Since begining my internship in September, I haven't seen much of anything or anyone outside of my job and getting a bite to eat after I'm done for the day. I don't even have time to make a sandwich for myself or eat lunch. At the moment I'm managing with three schools. One urban high school in Los Angeles (60% African American and 29% Latino and 1% other) and two elementary schools (evenly split between Hispanic, Black and White with some Asian). My counseling case load is as large now as it was small when I began my practicum. I had two kids back then. Now I have almost 25. Yes folks I counsel nearly 25 kids in addition to assessments, consulting with teachers, working with administrators, going to school, keeping my case load straight between schools, conducting academic interventions, conducting crisis intervention, helping parents, creating behavior support plans and contacting outside agencies. The life of a school psychologist is an exceedingly stressful job. I think it doesn't help that I'm in the second largest school district in the country. We have troubled youth and crazy families from low and high socioeconomic status. Which is why sometimes it becomes just an added annoyance to write a paper three times because your district, program and field supervisor want it written in a specific way. Let's see you smile at having to rewrite and synthesize a 20 page report to suit three drastically different needs.

Anyway, aside from all that, I can't work a day or night job, because that would kill me and we are advised strongly against it. I don't think anyone is working right now in my group anyway aside from the lucky few with full paid internship positions. So, I'm buying books, supplies, and art stuff for the ungrateful students I serve. They don't realize I'm poorer than they are. They don't realize I stress over what to say and do with them every week. But then again, they shouldn't. Their job is to enjoy their lives being a student. If they can just do that, and not piss me off, then that's ok by me.
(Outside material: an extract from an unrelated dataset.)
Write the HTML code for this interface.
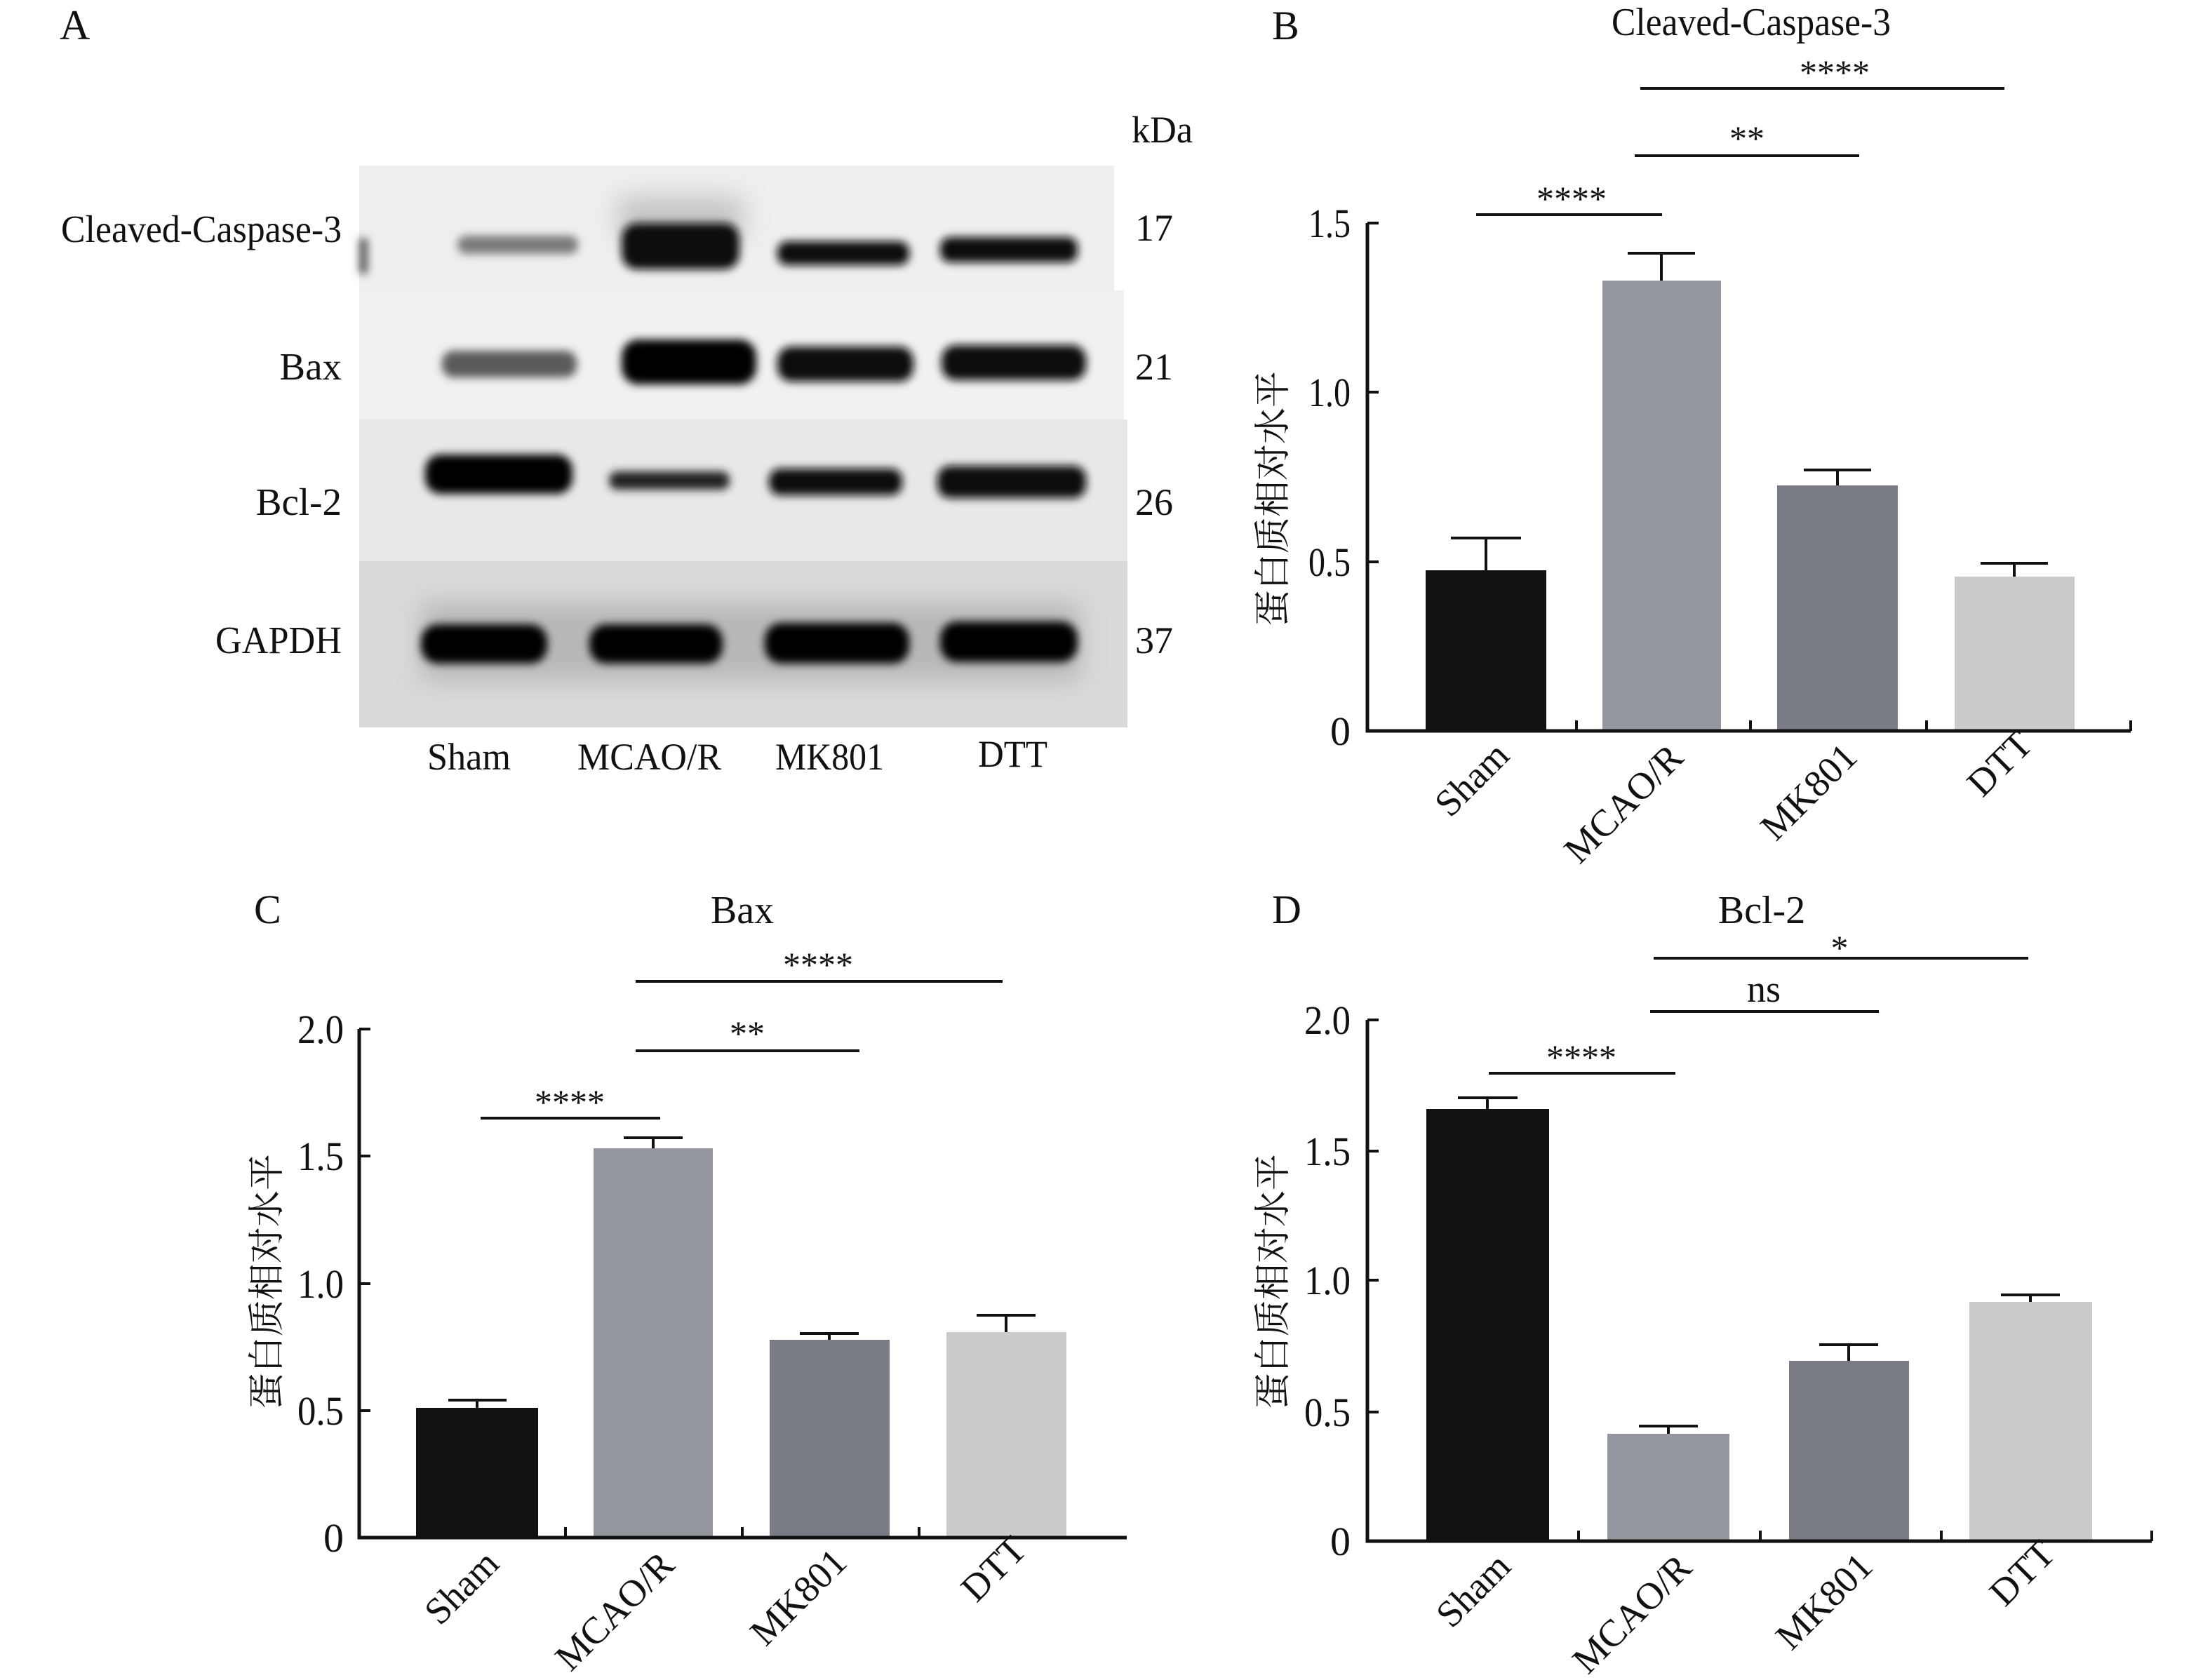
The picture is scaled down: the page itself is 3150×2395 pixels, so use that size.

That said, I am just now buying books for the next few weeks of reading. One of the books I only need to read for one class for one night. I contemplated buying it and expediting it since I need to have read it by Wed. Those of you who buy on Amazon know this would be dreadfully expensive to do. So a book that would normally cost $30, now costed $50. That is not money I'd want to waste on a book I will only read once and never read again. So, out of desperation, I searched and searched all the LA libraries, Santa Monica, LMU (book was checked out until December) and UCLA. UCLA has the book. I was going to drive over there tomorrow, but decided to look again and see if some other bookstore had it and I would read the last 4 chapters there. Lo and behold, I find a scanned copy on the ERIC data base, a full PDF version. I am so happy. God saved me potentially $50. I spent almost $200 on counseling books and supplies alone, so this would definitely a relief and just in time for my reading. I saved gas too and possibly frustration of not finding it and paying $9 parking.

Yes, they weren't kidding when they talked about starving grad students. We do starve and have empty refrigerators. We are too poor to go to the grocery store and too overworked to find time to eat during the day. We welcome free food during staff meetings, orientations and workshops. We resort to the most unhealthy food by the time we get home at night, collapse on our beds, and wake before the crack of down and drive in our mobile offices down the jam packed freeways every morning. That is the life of a school psychology grad student. I need a break.